Mondelēz International’s latest State of Snacking report, conducted in partnership with The Harris Poll, indicates that 75% of consumers “always find room in their budget for snacks.” Focusing closer to home, Innova Market Insights’ Snacking and Healthy Snacking Survey for 2023 reveals more than 70% of Canadians snack at least once a day.
The resilience of snacking is attributed, in part, to consumers today being more likely to opt for multiple, smaller calorie hits throughout the day than the traditional three large meals – and the range of products they are looking to fuel up on continues to expand.
“The lines between snacks and meals continue to blur, offering unique growth opportunities for snacks,” says Kathy Perrotta, vice-president of market strategy and understanding at Ipsos Canada.
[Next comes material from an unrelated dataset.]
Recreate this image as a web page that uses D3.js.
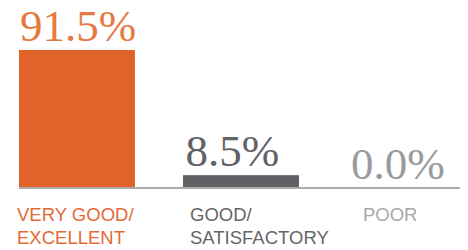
<!DOCTYPE html>
<html>
<head>
<meta charset="utf-8">
<script src="https://cdn.jsdelivr.net/npm/d3@7"></script>
<style>
  body { margin: 0; background: #fff; }
  svg { display: block; }
</style>
</head>
<body>
<svg id="chart" width="468" height="250"></svg>
<script>
// data
var categories = ["VERY GOOD/\nEXCELLENT", "GOOD/\nSATISFACTORY", "POOR"];
var values = [91.5, 8.5, 0.0];
var barColors = ["#e0632a", "#5f6064", "#9c9c9e"];
var textColors = ["#e57a42", "#626266", "#9a9a9c"];
var labelColors = ["#e36a35", "#666668", "#a8a8aa"];

var svg = d3.select("#chart");
var baseY = 188;

var x = d3.scaleBand()
    .domain(categories)
    .range([19, 463])
    .paddingInner(0.293)
    .paddingOuter(0);

// category labels sit on a slightly wider grid than the bars
var xLabel = d3.scalePoint()
    .domain(categories)
    .range([17, 363]);

var y = d3.scaleLinear()
    .domain([0, 91.5])
    .range([baseY, 50]);

var data = categories.map(function(c, i) {
    return { cat: c, value: values[i], i: i };
});

svg.selectAll("rect.bar")
    .data(data)
    .enter()
    .append("rect")
    .attr("class", "bar")
    .attr("x", function(d) { return x(d.cat); })
    .attr("y", function(d) { return y(d.value); })
    .attr("width", x.bandwidth())
    .attr("height", function(d) { return baseY - y(d.value); })
    .attr("fill", function(d) { return barColors[d.i]; });

// baseline
svg.append("line")
    .attr("x1", x.range()[0])
    .attr("x2", 460)
    .attr("y1", baseY)
    .attr("y2", baseY)
    .attr("stroke", "#ababad")
    .attr("stroke-width", 2);

// value labels
svg.selectAll("text.val")
    .data(data)
    .enter()
    .append("text")
    .attr("class", "val")
    .attr("x", function(d, i) { return x(d.cat) + 1 + i * 1.5; })
    .attr("y", function(d) { return y(d.value) - 9; })
    .text(function(d) { return d.value.toFixed(1) + "%"; })
    .style("fill", function(d) { return textColors[d.i]; })
    .style("font-family", "'Liberation Serif', 'DejaVu Serif', serif")
    .style("font-size", "45px");

// category labels (two lines)
var lab = svg.selectAll("text.cat")
    .data(data)
    .enter()
    .append("text")
    .attr("class", "cat")
    .attr("x", function(d) { return xLabel(d.cat); })
    .attr("y", 221)
    .style("fill", function(d) { return labelColors[d.i]; })
    .style("font-family", "'Liberation Sans', Arial, sans-serif")
    .style("font-size", "18.5px");

lab.selectAll("tspan")
    .data(function(d) { return d.cat.split("\n").map(function(t) { return { t: t, x: xLabel(d.cat) }; }); })
    .enter()
    .append("tspan")
    .attr("x", function(t) { return t.x; })
    .attr("dy", function(t, j) { return j === 0 ? 0 : 23; })
    .text(function(t) { return t.t; });
</script>
</body>
</html>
Retailers have taken notice. Ontario grocer Farm Boy, for example, is planning an extensive push into snacks over the coming year. “We’re in the process of revamping our grab-and-go snack category right now, because we’re seeing quite a bit of growth there in terms of the need for convenience,” says Alison McFarlane, private label product manager at Farm Boy, adding that customers will soon see more private-label products, such as trail mix, doughnuts and dried fruits, at the checkout.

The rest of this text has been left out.